What this task involves -
Search the material for the string "with", then return every line where it is found.

Material -
==========

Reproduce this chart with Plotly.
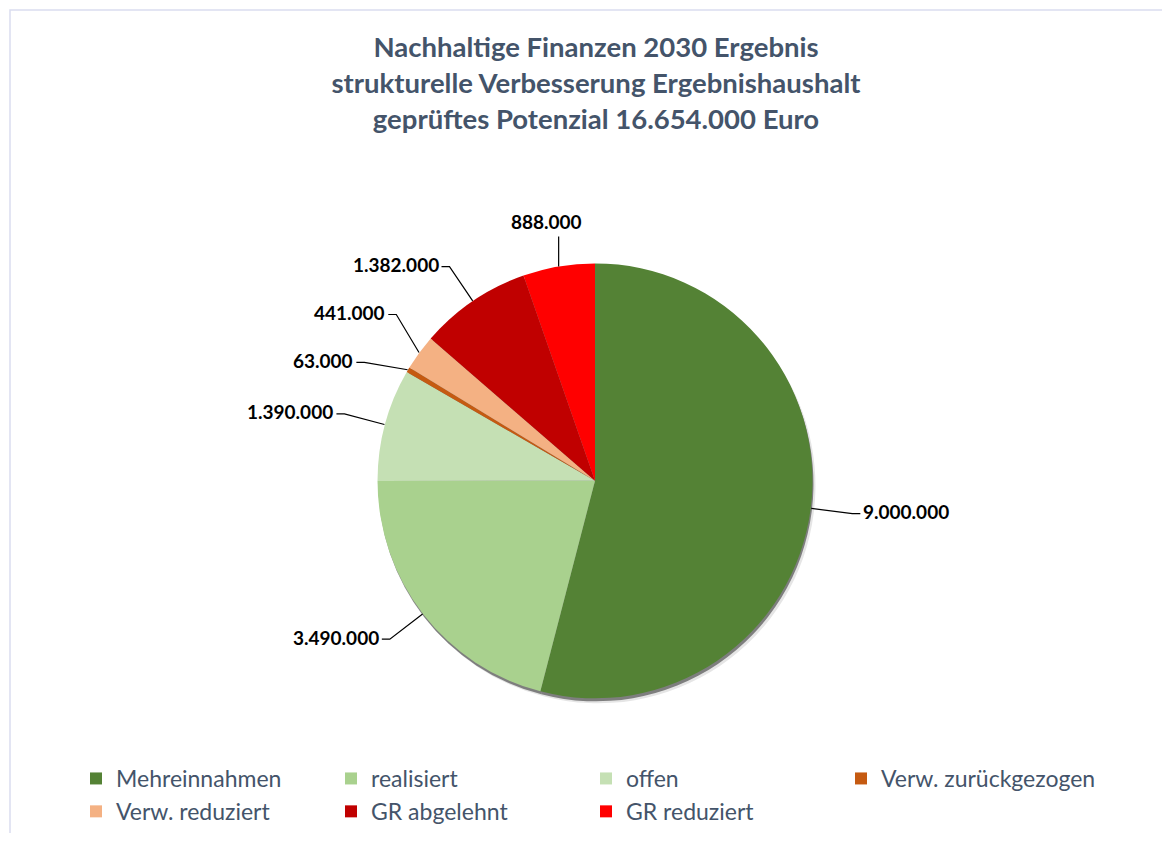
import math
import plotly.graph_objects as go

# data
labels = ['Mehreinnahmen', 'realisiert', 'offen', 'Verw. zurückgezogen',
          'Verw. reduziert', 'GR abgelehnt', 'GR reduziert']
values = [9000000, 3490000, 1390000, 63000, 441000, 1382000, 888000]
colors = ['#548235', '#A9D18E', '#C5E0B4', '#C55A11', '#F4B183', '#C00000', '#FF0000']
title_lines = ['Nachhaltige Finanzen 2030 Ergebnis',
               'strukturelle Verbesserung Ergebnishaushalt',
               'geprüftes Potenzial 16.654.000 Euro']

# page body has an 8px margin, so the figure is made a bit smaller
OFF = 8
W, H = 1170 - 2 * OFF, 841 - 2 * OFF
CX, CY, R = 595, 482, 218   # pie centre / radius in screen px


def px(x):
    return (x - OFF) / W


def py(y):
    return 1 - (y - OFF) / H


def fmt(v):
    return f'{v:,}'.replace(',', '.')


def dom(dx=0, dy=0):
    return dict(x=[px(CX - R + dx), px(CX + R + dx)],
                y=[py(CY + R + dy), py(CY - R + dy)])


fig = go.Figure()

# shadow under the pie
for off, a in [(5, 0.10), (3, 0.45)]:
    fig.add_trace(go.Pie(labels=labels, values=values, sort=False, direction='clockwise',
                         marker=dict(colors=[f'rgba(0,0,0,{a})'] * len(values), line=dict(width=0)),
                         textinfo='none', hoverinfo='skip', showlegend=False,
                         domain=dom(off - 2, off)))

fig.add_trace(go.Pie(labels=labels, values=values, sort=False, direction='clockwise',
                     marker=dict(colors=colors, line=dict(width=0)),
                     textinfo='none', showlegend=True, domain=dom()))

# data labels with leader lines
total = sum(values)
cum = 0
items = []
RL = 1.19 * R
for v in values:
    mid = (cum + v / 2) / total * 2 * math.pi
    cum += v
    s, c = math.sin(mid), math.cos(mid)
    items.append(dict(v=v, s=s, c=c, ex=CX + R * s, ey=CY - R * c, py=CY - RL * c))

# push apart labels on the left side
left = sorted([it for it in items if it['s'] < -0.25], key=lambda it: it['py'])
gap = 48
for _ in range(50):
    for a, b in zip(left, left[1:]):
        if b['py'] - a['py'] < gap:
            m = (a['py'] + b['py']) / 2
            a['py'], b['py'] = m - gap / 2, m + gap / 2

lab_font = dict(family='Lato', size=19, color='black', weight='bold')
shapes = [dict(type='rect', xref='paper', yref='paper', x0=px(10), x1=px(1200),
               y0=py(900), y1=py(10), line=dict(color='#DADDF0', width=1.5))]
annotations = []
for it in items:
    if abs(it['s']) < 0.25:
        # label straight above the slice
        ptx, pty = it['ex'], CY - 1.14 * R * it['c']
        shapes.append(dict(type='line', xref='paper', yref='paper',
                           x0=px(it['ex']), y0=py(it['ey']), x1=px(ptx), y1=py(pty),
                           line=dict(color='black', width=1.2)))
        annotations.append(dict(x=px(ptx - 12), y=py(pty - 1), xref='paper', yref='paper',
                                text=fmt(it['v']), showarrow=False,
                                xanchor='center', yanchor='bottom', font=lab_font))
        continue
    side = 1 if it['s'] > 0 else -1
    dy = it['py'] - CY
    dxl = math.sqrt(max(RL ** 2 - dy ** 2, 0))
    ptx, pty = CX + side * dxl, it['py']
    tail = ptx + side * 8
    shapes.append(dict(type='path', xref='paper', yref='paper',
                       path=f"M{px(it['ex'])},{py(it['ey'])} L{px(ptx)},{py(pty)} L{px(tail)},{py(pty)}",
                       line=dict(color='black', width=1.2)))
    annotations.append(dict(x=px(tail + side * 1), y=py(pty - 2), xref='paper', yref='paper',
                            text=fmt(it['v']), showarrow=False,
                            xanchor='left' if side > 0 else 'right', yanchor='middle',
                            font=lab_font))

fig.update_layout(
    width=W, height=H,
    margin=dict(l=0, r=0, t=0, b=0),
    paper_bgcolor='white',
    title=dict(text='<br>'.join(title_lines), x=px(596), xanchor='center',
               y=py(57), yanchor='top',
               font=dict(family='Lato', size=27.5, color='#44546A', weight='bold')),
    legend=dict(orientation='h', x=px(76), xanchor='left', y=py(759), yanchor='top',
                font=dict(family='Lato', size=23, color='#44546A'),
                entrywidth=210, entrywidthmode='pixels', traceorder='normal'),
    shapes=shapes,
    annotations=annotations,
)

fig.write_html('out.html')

==========

Result for this task -
Reproduce this chart with Plotly.
# data labels with leader lines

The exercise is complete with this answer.